What you are asked to do:
Show each line that has the string "this" in it.

Task material:

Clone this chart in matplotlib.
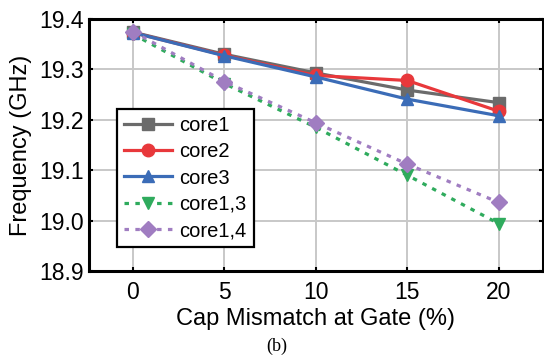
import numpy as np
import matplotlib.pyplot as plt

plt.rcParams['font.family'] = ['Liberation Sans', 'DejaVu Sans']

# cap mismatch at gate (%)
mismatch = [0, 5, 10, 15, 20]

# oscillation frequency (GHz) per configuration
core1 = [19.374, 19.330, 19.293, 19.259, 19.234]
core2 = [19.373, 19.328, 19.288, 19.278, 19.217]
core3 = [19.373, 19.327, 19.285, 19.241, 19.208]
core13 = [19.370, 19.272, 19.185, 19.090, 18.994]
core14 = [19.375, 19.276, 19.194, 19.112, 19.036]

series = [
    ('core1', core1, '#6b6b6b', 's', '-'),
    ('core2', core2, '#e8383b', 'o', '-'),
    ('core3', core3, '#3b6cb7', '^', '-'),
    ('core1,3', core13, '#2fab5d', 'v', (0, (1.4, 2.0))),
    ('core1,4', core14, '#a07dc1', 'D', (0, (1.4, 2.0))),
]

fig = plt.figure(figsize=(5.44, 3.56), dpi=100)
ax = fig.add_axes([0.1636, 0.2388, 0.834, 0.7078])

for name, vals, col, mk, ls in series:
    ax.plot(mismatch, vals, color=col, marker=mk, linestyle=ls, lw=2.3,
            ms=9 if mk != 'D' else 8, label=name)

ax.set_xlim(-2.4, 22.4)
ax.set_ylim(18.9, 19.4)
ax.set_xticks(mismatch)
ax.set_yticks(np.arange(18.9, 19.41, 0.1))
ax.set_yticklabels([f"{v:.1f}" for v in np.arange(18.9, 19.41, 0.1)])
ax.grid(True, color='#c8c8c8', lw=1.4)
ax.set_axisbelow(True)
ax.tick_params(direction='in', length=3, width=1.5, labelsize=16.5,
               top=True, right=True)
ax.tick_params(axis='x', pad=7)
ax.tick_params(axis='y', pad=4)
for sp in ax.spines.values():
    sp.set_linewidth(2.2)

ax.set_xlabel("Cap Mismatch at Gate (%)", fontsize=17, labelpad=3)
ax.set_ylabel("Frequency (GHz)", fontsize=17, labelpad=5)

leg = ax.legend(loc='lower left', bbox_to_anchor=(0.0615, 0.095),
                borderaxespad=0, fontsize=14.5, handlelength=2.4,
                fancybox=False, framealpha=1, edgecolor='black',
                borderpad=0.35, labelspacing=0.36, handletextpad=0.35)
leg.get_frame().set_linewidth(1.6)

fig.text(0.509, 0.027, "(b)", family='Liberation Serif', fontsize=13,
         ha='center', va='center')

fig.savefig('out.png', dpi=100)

==

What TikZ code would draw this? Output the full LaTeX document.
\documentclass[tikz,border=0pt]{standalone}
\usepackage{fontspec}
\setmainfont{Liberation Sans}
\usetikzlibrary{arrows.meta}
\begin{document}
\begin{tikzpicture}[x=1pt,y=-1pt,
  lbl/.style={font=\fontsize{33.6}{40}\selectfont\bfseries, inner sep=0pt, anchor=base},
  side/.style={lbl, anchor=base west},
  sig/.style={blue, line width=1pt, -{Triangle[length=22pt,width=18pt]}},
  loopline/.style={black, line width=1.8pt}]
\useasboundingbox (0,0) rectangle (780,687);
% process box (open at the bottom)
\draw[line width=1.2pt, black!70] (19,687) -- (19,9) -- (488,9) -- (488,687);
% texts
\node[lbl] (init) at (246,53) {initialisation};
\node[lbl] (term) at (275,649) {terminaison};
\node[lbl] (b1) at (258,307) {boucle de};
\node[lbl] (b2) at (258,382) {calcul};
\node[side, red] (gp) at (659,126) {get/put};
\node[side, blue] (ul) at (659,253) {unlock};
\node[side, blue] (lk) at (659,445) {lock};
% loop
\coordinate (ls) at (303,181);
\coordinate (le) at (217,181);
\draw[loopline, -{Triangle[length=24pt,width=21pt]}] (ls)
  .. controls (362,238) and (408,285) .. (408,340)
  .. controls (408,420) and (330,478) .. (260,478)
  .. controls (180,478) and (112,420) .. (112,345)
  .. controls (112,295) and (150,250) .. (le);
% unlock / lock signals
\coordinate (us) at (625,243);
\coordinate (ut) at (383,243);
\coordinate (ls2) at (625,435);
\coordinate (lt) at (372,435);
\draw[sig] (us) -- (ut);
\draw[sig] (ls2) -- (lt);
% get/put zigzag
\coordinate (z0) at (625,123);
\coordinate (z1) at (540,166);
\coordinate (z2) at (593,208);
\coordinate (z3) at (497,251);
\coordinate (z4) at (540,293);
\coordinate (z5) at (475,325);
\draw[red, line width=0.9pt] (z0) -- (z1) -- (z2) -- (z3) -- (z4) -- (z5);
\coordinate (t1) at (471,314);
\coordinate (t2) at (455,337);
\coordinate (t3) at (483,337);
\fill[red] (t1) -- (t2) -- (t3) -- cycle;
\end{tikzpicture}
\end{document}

Completed task:
Clone this chart in matplotlib.
What TikZ code would draw this? Output the full LaTeX document.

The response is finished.